[credit provider=”AP Photo/Paul Sancya”]
President Barack Obama’s labour Day address in Detroit was short on specifics about his upcoming jobs plan, but the oratorical prowess that propelled him to the White House was on stirring display.In short, campaign Obama was back — at least for one speech.
“For every cynic and every naysayer running around talking about how our best days are behind us — for everybody who keeps going around saying, ‘No, we can’t’ — for everybody who can always find a reason why we can’t rebuild America, I meet Americans every day who, in the face of impossible odds they’ve got a different belief,” he said, interrupted by applause. “They believe we can. You believe we can.”
Under increasing pressure from liberals to put the screws to Congress and present a comprehensive plan to create jobs, Obama brought his A-game to a friendly crowd of union-members. He celebrated their efforts, their city, and the American worker, assuring them he has a plan for getting people like them back to work.
Promising “a new way forward” on jobs, Obama teased his oft-repeated plans for an infrastructure bank and an extension of the payroll tax cut, and drew applause with lines like: “we’ve got to fully restore the middle class in America.”

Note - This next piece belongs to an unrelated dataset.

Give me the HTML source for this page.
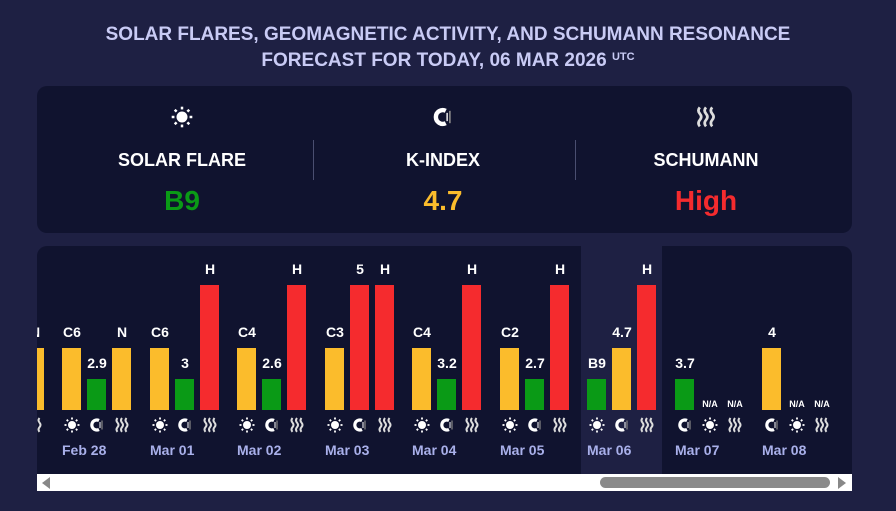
<!DOCTYPE html><html><head><style>
*{margin:0;padding:0;box-sizing:border-box}
body{width:896px;height:511px;background:#1e2043;font-family:"Liberation Sans",sans-serif;position:relative;overflow:hidden;color:#fff}
.t{position:absolute;left:0;width:896px;text-align:center;color:#c9cbf5;font-weight:bold;font-size:19px;line-height:26px;top:22px}
.t sup{font-size:11px;line-height:0;vertical-align:6px}
.card{position:absolute;left:37px;top:86px;width:815px;height:147px;background:#10132f;border-radius:10px}
.a{position:absolute;font-weight:bold;text-align:center;transform:translateX(-50%);white-space:nowrap}
.div{position:absolute;top:54px;width:1px;height:40px;background:#4a4e70}
.panel{position:absolute;left:37px;top:246px;width:815px;height:228px;background:#10132f;border-radius:10px 10px 0 0;overflow:hidden}
.hl{position:absolute;left:544px;top:0;width:81px;height:228px;background:#1e2043}
.b{position:absolute;width:19px}
.l{position:absolute;font-weight:bold;font-size:14px;width:40px;text-align:center;margin-left:-10px}
.na{font-size:9px}
.ic{position:absolute;width:19px;height:19px;top:171px}
.ic svg{display:block;margin:auto}
.d{position:absolute;top:196px;font-weight:bold;font-size:14px;color:#a9b0ea}
.sb{position:absolute;left:37px;top:474px;width:815px;height:17px;background:#fff}
</style></head><body>
<div class="t">SOLAR FLARES, GEOMAGNETIC ACTIVITY, AND SCHUMANN RESONANCE<br>FORECAST FOR TODAY, 06 MAR 2026 <sup>UTC</sup></div>
<div class="card">
<div id="i1" style="position:absolute;left:134px;top:20px"></div>
<div id="i2" style="position:absolute;left:395px;top:20px"></div>
<div id="i3" style="position:absolute;left:658px;top:20px"></div>
<div class="a" style="left:145px;top:64px;font-size:18px">SOLAR FLARE</div>
<div class="a" style="left:406px;top:64px;font-size:18px">K-INDEX</div>
<div class="a" style="left:669px;top:64px;font-size:18px">SCHUMANN</div>
<div class="a" style="left:145px;top:99px;font-size:28px;color:#0a9a16">B9</div>
<div class="a" style="left:406px;top:99px;font-size:28px;color:#fbbc2c">4.7</div>
<div class="a" style="left:669px;top:99px;font-size:28px;color:#f52b2e">High</div>
<div class="div" style="left:276px"></div><div class="div" style="left:538px"></div>
</div>
<div class="panel">
<div class="hl"></div>
<div id="g"></div>
</div>
<div class="sb">
<div style="position:absolute;left:5px;top:3px;border-right:8px solid #888;border-top:6px solid transparent;border-bottom:6px solid transparent"></div>
<div style="position:absolute;left:563px;top:3px;width:230px;height:11px;border-radius:6px;background:#8a8a8a"></div>
<div style="position:absolute;left:801px;top:3px;border-left:8px solid #888;border-top:6px solid transparent;border-bottom:6px solid transparent"></div>
</div>
<script>
function sun(s){var r='';for(var i=0;i<8;i++){var a=i*Math.PI/4;r+='<line x1="'+(8+5.5*Math.cos(a))+'" y1="'+(8+5.5*Math.sin(a))+'" x2="'+(8+7.5*Math.cos(a))+'" y2="'+(8+7.5*Math.sin(a))+'" stroke="#fff" stroke-width="1.8"/>';}
return '<svg width="'+s+'" height="'+s+'" viewBox="0 0 16 16"><circle cx="8" cy="8" r="4" fill="#fff"/>'+r+'</svg>';}
function mag(s){return '<svg width="'+s+'" height="'+s+'" viewBox="0 0 16 16"><path d="M10 3.5 A5 5 0 1 0 10 12.5" fill="none" stroke="#fff" stroke-width="3.2"/><line x1="13" y1="3.5" x2="13" y2="12.5" stroke="#888" stroke-width="1.2"/><line x1="11" y1="5" x2="11" y2="11" stroke="#fff" stroke-width="1"/></svg>';}
function wav(s){var p='';[3.5,8,12.5].forEach(function(x){p+='<path d="M'+x+' 1 q-2 2.3 0 4.6 q2 2.3 0 4.6 q-2 2.3 0 4.6" fill="none" stroke="#ddd" stroke-width="2"/>';});
return '<svg width="'+s+'" height="'+s+'" viewBox="0 0 16 16">'+p+'</svg>';}
document.getElementById('i1').innerHTML=sun(22);
document.getElementById('i2').innerHTML=mag(22);
document.getElementById('i3').innerHTML=wav(22);
var Y='#fbbc2c',G='#0a9a16',R='#f52b2e';
var groups=[
["Feb 28",25,[["C6",62,Y,"s"],["2.9",31,G,"k"],["N",62,Y,"w"]]],
["Mar 01",113,[["C6",62,Y,"s"],["3",31,G,"k"],["H",125,R,"w"]]],
["Mar 02",200,[["C4",62,Y,"s"],["2.6",31,G,"k"],["H",125,R,"w"]]],
["Mar 03",288,[["C3",62,Y,"s"],["5",125,R,"k"],["H",125,R,"w"]]],
["Mar 04",375,[["C4",62,Y,"s"],["3.2",31,G,"k"],["H",125,R,"w"]]],
["Mar 05",463,[["C2",62,Y,"s"],["2.7",31,G,"k"],["H",125,R,"w"]]],
["Mar 06",550,[["B9",31,G,"s"],["4.7",62,Y,"k"],["H",125,R,"w"]]],
["Mar 07",638,[["3.7",31,G,"k"],["N/A",0,0,"s"],["N/A",0,0,"w"]]],
["Mar 08",725,[["4",62,Y,"k"],["N/A",0,0,"s"],["N/A",0,0,"w"]]]];
var ic={s:sun(16),k:mag(16),w:wav(16)};
var h='<div class="b" style="left:-12px;top:102px;height:62px;background:'+Y+'"></div><div class="l" style="left:-12px;top:78px">N</div><div class="ic" style="left:-12px">'+wav(16)+'</div>';
groups.forEach(function(g){
 h+='<div class="d" style="left:'+g[1]+'px">'+g[0]+'</div>';
 g[2].forEach(function(b,i){var x=g[1]+i*25,bot=164;
  if(b[1])h+='<div class="b" style="left:'+x+'px;top:'+(bot-b[1])+'px;height:'+b[1]+'px;background:'+b[2]+'"></div>';
  var na=b[0]=="N/A";
  h+='<div class="l'+(na?' na':'')+'" style="left:'+x+'px;top:'+(na?bot-11:bot-b[1]-24)+'px">'+b[0]+'</div>';
  h+='<div class="ic" style="left:'+x+'px">'+ic[b[3]]+'</div>';
 });
});
document.getElementById('g').innerHTML=h;
</script>
</body></html>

But Obama will face a decidedly colder and more sceptical audience on Thursday, when he presents his jobs plan on the House floor — in front of the lawmakers he is increasingly decrying as obstructionist and out of touch.
“Now is not the time for the people in Washington to worry about their jobs,” Obama said, repeating his call for politicians to put citizenship ahead of partisanship. “It’s time for them to worry about your jobs.”
It’s a message that is unlikely to be interrupted by applause — let alone the chants of “four more years” that peppered his Detroit speech. Chastising Congress on their home turf is a risky move — one of many difficult calls facing Obama as he prepares to give perhaps the most important speech yet of his presidency.
He must decide whether to pursue the bold plan to create jobs that his base wants, or a more modest plan that can pass divided government.
After Friday’s dismal jobs report, with his poll numbers at unprecedented lows, and GOP criticism of his policies unceasing, Obama is running out of time to regain momentum going into the upcoming legislative season — and his reelection campaign.